IL SOCCIDANTE CHE MONETIZZA E’ PROPRIETARIO DEL BESTIAME

di Vanni Fusconi, Giorgio Gavelli - Pubblicato sul Sole 24 ore il 23.09.2024

La risposta 134/2024 dell’agenzia delle Entrate non cessa di far discutere gli addetti ai lavori. Essa ha avuto il pregio di offrire un inquadramento organico della disciplina Iva della soccida semplice, un contratto fondamentale per il settore dell’allevamento che rappresenta l’ultimo contratto associativo tipicizzato del nostro ordinamento.

Nella soccida, in base agli articoli 2170 e seguenti del Codice civile, il soccidante e il soccidario si associano per l’allevamento e lo sfruttamento di una certa quantità di bestiame e per l’esercizio delle attività connesse, al fine di ripartire l’accrescimento del bestiame e gli altri prodotti e utili che ne derivano; accrescimento che consiste tanto nei parti sopravvenuti, quanto nel maggior valore intrinseco del bestiame al termine del contratto.

Nella pratica, la soccida consente al soccidante e al soccidario di svolgere in comune l’attività di allevamento per poi ripartire, a titolo originario, gli accrescimenti e/o i frutti che derivano dalla conduzione associata. Una peculiarità che ha un impatto rilevante ai fini fiscali, poiché gli animali attribuiti all’una o all’altra parte possono essere considerati come frutto dell’attività agricola principale e fruire della disciplina di determinazione del reddito su base catastale (articolo 32 e articolo 56, comma 5, del Tuir) e del regime speciale Iva (articolo 34, Dpr 633/72).

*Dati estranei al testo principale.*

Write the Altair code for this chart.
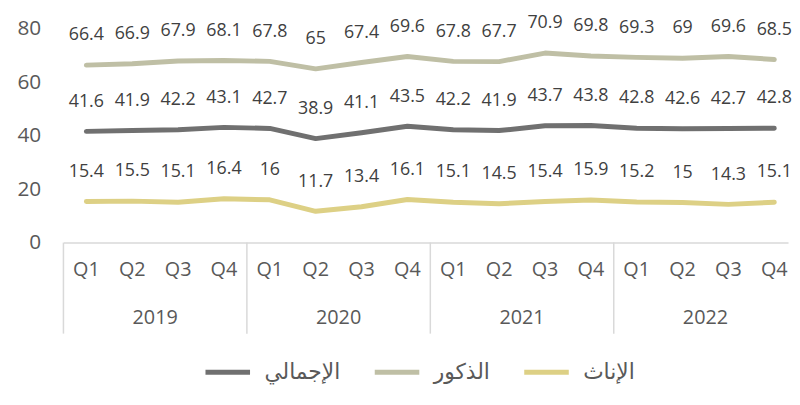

Il nodo della monetizzazione

Uno degli aspetti maggiormente interessanti affrontati dall’Agenzia è quello della soccida monetizzata, in cui gli animali vengono ritirati interamente dal soccidante che provvede alla vendita e liquida al soccidario una somma di denaro. La quota spettante al soccidario (cosiddetta “monetizzazione”) assume la natura di utile e, in quanto tale, non è soggetta a Iva, precludendo al soccidario il diritto alla detrazione specifica dell’imposta. Questa fattispecie, trattata dall’amministrazione finanziaria con la risoluzione 504929/1973, ha creato dubbi interpretativi, poiché ogni qual volta il soccidario fatturava la propria quota di animali al soccidante vi era il rischio di veder riqualificato il rapporto in soccida monetizzata, con conseguente recupero dell’Iva.

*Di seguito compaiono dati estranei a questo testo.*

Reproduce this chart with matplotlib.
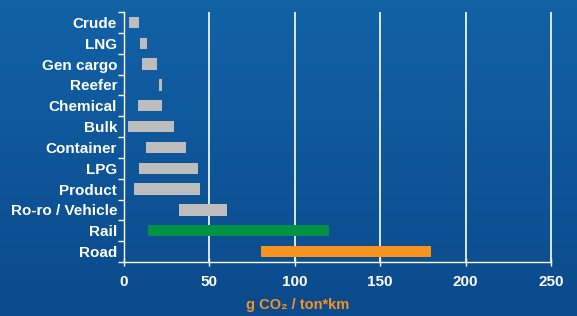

La Cassazione è intervenuta sul punto con la recente ordinanza 15764/2023, accogliendo il ricorso del contribuente e stabilendo che per riqualificare il rapporto in soccida monetizzata non è sufficiente il fatto che l’accordo fra le parti preveda la monetizzazione degli accrescimenti, poiché la vendita – e quindi la fatturazione degli animali – è una possibilità che rientra nell’autonomia contrattuale.

Vendita e fatturazione

In linea con quanto già anticipato su queste pagine (si veda Il Sole 24 Ore del 19 giugno 2023 e dell’11 dicembre 2023), con la risposta 134/2024 l’Agenzia chiarisce che per dare fondamento giuridico alla vendita della propria quota di bestiame da parte del soccidario e alla conseguente fatturazione è importante che ciò trovi riscontro nel contratto di soccida e, soprattutto, nel comportamento tenuto in sede di esecuzione del rapporto associativo. È quindi necessario che gli accrescimenti siano effettivamente divisi fra le parti, previa restituzione al soccidante di una quota di animali corrispondente a quella originariamente conferita.

Se così non fosse non verrebbe meno la titolarità del bestiame in capo al soccidante che – a norma dell’articolo 2171 del Codice civile – permane in capo a lui per tutta la durata dell’allevamento: circostanza che si verifica per l’appunto nel caso della “vera” soccida monetizzata, in cui è il soccidante a ritirare l’intero quantitativo di bestiame, provvedendo direttamente alla vendita.

Alla luce di ciò si ritiene che in quest’ultima ipotesi il soccidante sia legittimato a considerare l’intero quantitativo di animali nella sua disponibilità a titolo originario potendo, quindi, legittimamente fruire del regime fiscale proprio dell’attività agricola principale (articolo 32 del Tuir e articolo 34 del decreto Iva). Del resto, in un’ottica di coerenza e organicità, se in caso di mancata divisione degli animali si vuole negare al soccidario la possibilità di fatturare la propria quota di accrescimenti (con conseguenti problemi ai fini della detrazione, si vedano le pronunce della Cassazione 11592/2021, 8727/2013, 27715/2013 e 21491/2005), occorre riconoscere l’intera titolarità degli animali in capo al soccidante a titolo originario.